| Material provided |
* START *

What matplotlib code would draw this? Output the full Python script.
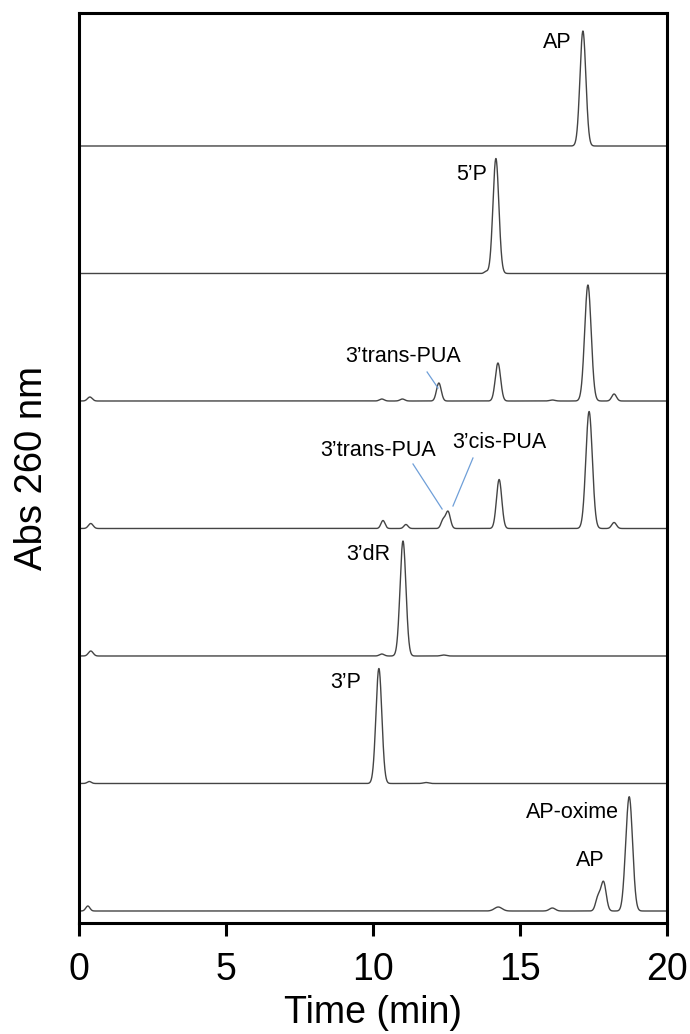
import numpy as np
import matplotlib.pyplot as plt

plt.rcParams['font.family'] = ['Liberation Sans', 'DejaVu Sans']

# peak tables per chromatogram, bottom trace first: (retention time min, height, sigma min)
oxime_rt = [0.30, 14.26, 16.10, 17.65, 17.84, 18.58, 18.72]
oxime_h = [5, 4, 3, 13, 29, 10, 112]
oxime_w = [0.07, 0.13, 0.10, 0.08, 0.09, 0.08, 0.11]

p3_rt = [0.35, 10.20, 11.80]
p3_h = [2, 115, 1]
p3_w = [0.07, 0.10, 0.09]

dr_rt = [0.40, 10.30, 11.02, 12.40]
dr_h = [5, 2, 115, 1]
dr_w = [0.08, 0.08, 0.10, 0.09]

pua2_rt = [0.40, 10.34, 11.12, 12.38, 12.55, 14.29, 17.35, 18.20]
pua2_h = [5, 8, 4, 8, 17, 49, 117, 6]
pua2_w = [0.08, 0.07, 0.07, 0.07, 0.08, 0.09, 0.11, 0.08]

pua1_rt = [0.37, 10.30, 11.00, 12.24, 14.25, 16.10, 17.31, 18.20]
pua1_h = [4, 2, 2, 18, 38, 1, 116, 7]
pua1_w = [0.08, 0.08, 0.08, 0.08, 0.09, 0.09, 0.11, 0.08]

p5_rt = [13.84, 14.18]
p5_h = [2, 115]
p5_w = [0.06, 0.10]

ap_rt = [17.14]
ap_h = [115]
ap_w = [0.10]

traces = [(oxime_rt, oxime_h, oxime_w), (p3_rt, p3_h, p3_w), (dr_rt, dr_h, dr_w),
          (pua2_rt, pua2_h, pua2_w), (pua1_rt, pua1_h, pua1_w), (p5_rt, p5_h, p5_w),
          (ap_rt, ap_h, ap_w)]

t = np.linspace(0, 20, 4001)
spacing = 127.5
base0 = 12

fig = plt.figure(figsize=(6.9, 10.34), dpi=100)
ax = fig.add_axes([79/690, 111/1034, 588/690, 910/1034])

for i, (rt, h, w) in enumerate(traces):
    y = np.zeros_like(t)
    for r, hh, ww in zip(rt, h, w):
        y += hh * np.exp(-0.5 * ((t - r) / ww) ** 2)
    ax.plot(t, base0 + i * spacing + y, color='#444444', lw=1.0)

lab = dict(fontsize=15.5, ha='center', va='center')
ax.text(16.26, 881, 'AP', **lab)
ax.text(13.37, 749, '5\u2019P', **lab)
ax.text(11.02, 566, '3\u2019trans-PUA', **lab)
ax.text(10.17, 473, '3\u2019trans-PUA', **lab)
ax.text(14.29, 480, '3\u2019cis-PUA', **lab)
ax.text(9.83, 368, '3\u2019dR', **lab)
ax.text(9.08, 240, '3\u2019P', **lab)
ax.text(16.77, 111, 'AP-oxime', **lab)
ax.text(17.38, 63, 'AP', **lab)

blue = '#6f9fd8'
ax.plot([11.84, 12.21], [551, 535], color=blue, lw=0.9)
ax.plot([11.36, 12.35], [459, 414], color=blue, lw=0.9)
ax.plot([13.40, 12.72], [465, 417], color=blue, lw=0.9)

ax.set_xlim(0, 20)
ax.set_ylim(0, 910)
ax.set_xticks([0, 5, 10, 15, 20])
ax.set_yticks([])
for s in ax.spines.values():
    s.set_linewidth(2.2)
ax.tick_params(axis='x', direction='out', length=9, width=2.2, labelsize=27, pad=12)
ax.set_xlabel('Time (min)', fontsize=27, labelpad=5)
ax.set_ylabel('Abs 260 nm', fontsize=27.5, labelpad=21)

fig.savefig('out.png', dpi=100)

* END *

| What needs to be done |
Repeat the listing in full and exactly. Leave any pictures out.

| Task solution |
What matplotlib code would draw this? Output the full Python script.
import numpy as np
import matplotlib.pyplot as plt

plt.rcParams['font.family'] = ['Liberation Sans', 'DejaVu Sans']

# peak tables per chromatogram, bottom trace first: (retention time min, height, sigma min)
oxime_rt = [0.30, 14.26, 16.10, 17.65, 17.84, 18.58, 18.72]
oxime_h = [5, 4, 3, 13, 29, 10, 112]
oxime_w = [0.07, 0.13, 0.10, 0.08, 0.09, 0.08, 0.11]

p3_rt = [0.35, 10.20, 11.80]
p3_h = [2, 115, 1]
p3_w = [0.07, 0.10, 0.09]

dr_rt = [0.40, 10.30, 11.02, 12.40]
dr_h = [5, 2, 115, 1]
dr_w = [0.08, 0.08, 0.10, 0.09]

pua2_rt = [0.40, 10.34, 11.12, 12.38, 12.55, 14.29, 17.35, 18.20]
pua2_h = [5, 8, 4, 8, 17, 49, 117, 6]
pua2_w = [0.08, 0.07, 0.07, 0.07, 0.08, 0.09, 0.11, 0.08]

pua1_rt = [0.37, 10.30, 11.00, 12.24, 14.25, 16.10, 17.31, 18.20]
pua1_h = [4, 2, 2, 18, 38, 1, 116, 7]
pua1_w = [0.08, 0.08, 0.08, 0.08, 0.09, 0.09, 0.11, 0.08]

p5_rt = [13.84, 14.18]
p5_h = [2, 115]
p5_w = [0.06, 0.10]

ap_rt = [17.14]
ap_h = [115]
ap_w = [0.10]

traces = [(oxime_rt, oxime_h, oxime_w), (p3_rt, p3_h, p3_w), (dr_rt, dr_h, dr_w),
          (pua2_rt, pua2_h, pua2_w), (pua1_rt, pua1_h, pua1_w), (p5_rt, p5_h, p5_w),
          (ap_rt, ap_h, ap_w)]

t = np.linspace(0, 20, 4001)
spacing = 127.5
base0 = 12

fig = plt.figure(figsize=(6.9, 10.34), dpi=100)
ax = fig.add_axes([79/690, 111/1034, 588/690, 910/1034])

for i, (rt, h, w) in enumerate(traces):
    y = np.zeros_like(t)
    for r, hh, ww in zip(rt, h, w):
        y += hh * np.exp(-0.5 * ((t - r) / ww) ** 2)
    ax.plot(t, base0 + i * spacing + y, color='#444444', lw=1.0)

lab = dict(fontsize=15.5, ha='center', va='center')
ax.text(16.26, 881, 'AP', **lab)
ax.text(13.37, 749, '5\u2019P', **lab)
ax.text(11.02, 566, '3\u2019trans-PUA', **lab)
ax.text(10.17, 473, '3\u2019trans-PUA', **lab)
ax.text(14.29, 480, '3\u2019cis-PUA', **lab)
ax.text(9.83, 368, '3\u2019dR', **lab)
ax.text(9.08, 240, '3\u2019P', **lab)
ax.text(16.77, 111, 'AP-oxime', **lab)
ax.text(17.38, 63, 'AP', **lab)

blue = '#6f9fd8'
ax.plot([11.84, 12.21], [551, 535], color=blue, lw=0.9)
ax.plot([11.36, 12.35], [459, 414], color=blue, lw=0.9)
ax.plot([13.40, 12.72], [465, 417], color=blue, lw=0.9)

ax.set_xlim(0, 20)
ax.set_ylim(0, 910)
ax.set_xticks([0, 5, 10, 15, 20])
ax.set_yticks([])
for s in ax.spines.values():
    s.set_linewidth(2.2)
ax.tick_params(axis='x', direction='out', length=9, width=2.2, labelsize=27, pad=12)
ax.set_xlabel('Time (min)', fontsize=27, labelpad=5)
ax.set_ylabel('Abs 260 nm', fontsize=27.5, labelpad=21)

fig.savefig('out.png', dpi=100)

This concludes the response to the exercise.